Repeat the material below exactly, with no pictures.

◇ ◇ ◇ ◇ ◇

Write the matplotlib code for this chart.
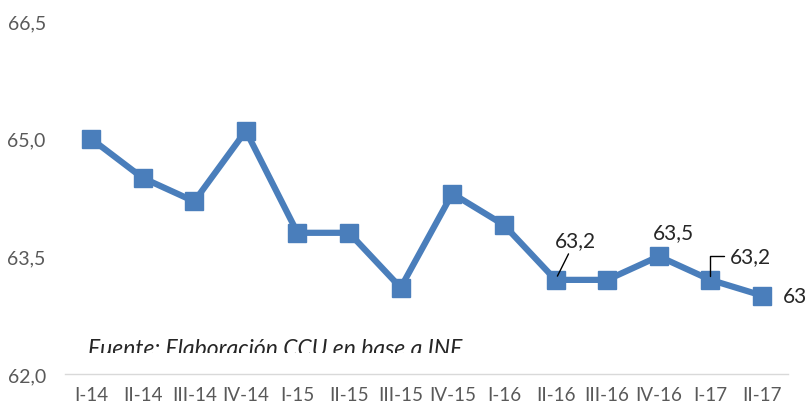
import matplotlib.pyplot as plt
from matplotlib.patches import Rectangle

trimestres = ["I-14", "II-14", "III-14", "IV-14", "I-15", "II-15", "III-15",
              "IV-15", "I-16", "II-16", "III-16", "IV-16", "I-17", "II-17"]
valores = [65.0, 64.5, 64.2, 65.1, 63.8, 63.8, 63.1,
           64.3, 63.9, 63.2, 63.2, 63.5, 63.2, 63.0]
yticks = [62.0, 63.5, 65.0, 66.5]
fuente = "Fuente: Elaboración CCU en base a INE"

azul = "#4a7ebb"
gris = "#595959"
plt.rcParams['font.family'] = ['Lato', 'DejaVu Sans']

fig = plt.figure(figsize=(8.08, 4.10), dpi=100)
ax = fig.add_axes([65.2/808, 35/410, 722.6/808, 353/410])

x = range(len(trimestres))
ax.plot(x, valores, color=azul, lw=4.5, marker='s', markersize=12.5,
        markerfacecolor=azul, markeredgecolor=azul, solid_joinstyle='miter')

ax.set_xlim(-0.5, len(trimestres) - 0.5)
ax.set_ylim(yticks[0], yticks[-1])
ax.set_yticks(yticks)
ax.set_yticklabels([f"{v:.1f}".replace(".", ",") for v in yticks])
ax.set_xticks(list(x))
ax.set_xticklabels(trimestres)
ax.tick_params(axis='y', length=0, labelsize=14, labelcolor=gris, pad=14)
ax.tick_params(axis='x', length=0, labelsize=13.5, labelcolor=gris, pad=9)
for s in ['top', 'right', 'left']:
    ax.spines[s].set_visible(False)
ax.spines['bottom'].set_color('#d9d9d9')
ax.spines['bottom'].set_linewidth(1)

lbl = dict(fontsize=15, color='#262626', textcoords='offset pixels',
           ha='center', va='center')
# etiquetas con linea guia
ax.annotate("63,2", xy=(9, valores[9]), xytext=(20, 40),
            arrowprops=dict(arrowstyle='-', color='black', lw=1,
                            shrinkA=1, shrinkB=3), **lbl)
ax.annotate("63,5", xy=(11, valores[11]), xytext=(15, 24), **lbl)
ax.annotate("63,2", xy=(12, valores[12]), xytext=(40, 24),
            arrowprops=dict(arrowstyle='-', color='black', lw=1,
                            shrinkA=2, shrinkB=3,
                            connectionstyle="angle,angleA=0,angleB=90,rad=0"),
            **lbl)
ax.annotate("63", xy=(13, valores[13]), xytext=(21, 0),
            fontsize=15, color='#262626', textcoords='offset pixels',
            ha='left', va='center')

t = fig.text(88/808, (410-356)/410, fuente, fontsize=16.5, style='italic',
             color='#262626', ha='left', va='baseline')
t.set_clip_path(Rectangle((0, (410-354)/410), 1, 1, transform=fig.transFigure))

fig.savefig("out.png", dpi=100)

◇ ◇ ◇ ◇ ◇

__Exercise result__.
Write the matplotlib code for this chart.
import matplotlib.pyplot as plt
from matplotlib.patches import Rectangle

trimestres = ["I-14", "II-14", "III-14", "IV-14", "I-15", "II-15", "III-15",
              "IV-15", "I-16", "II-16", "III-16", "IV-16", "I-17", "II-17"]
valores = [65.0, 64.5, 64.2, 65.1, 63.8, 63.8, 63.1,
           64.3, 63.9, 63.2, 63.2, 63.5, 63.2, 63.0]
yticks = [62.0, 63.5, 65.0, 66.5]
fuente = "Fuente: Elaboración CCU en base a INE"

azul = "#4a7ebb"
gris = "#595959"
plt.rcParams['font.family'] = ['Lato', 'DejaVu Sans']

fig = plt.figure(figsize=(8.08, 4.10), dpi=100)
ax = fig.add_axes([65.2/808, 35/410, 722.6/808, 353/410])

x = range(len(trimestres))
ax.plot(x, valores, color=azul, lw=4.5, marker='s', markersize=12.5,
        markerfacecolor=azul, markeredgecolor=azul, solid_joinstyle='miter')

ax.set_xlim(-0.5, len(trimestres) - 0.5)
ax.set_ylim(yticks[0], yticks[-1])
ax.set_yticks(yticks)
ax.set_yticklabels([f"{v:.1f}".replace(".", ",") for v in yticks])
ax.set_xticks(list(x))
ax.set_xticklabels(trimestres)
ax.tick_params(axis='y', length=0, labelsize=14, labelcolor=gris, pad=14)
ax.tick_params(axis='x', length=0, labelsize=13.5, labelcolor=gris, pad=9)
for s in ['top', 'right', 'left']:
    ax.spines[s].set_visible(False)
ax.spines['bottom'].set_color('#d9d9d9')
ax.spines['bottom'].set_linewidth(1)

lbl = dict(fontsize=15, color='#262626', textcoords='offset pixels',
           ha='center', va='center')
# etiquetas con linea guia
ax.annotate("63,2", xy=(9, valores[9]), xytext=(20, 40),
            arrowprops=dict(arrowstyle='-', color='black', lw=1,
                            shrinkA=1, shrinkB=3), **lbl)
ax.annotate("63,5", xy=(11, valores[11]), xytext=(15, 24), **lbl)
ax.annotate("63,2", xy=(12, valores[12]), xytext=(40, 24),
            arrowprops=dict(arrowstyle='-', color='black', lw=1,
                            shrinkA=2, shrinkB=3,
                            connectionstyle="angle,angleA=0,angleB=90,rad=0"),
            **lbl)
ax.annotate("63", xy=(13, valores[13]), xytext=(21, 0),
            fontsize=15, color='#262626', textcoords='offset pixels',
            ha='left', va='center')

t = fig.text(88/808, (410-356)/410, fuente, fontsize=16.5, style='italic',
             color='#262626', ha='left', va='baseline')
t.set_clip_path(Rectangle((0, (410-354)/410), 1, 1, transform=fig.transFigure))

fig.savefig("out.png", dpi=100)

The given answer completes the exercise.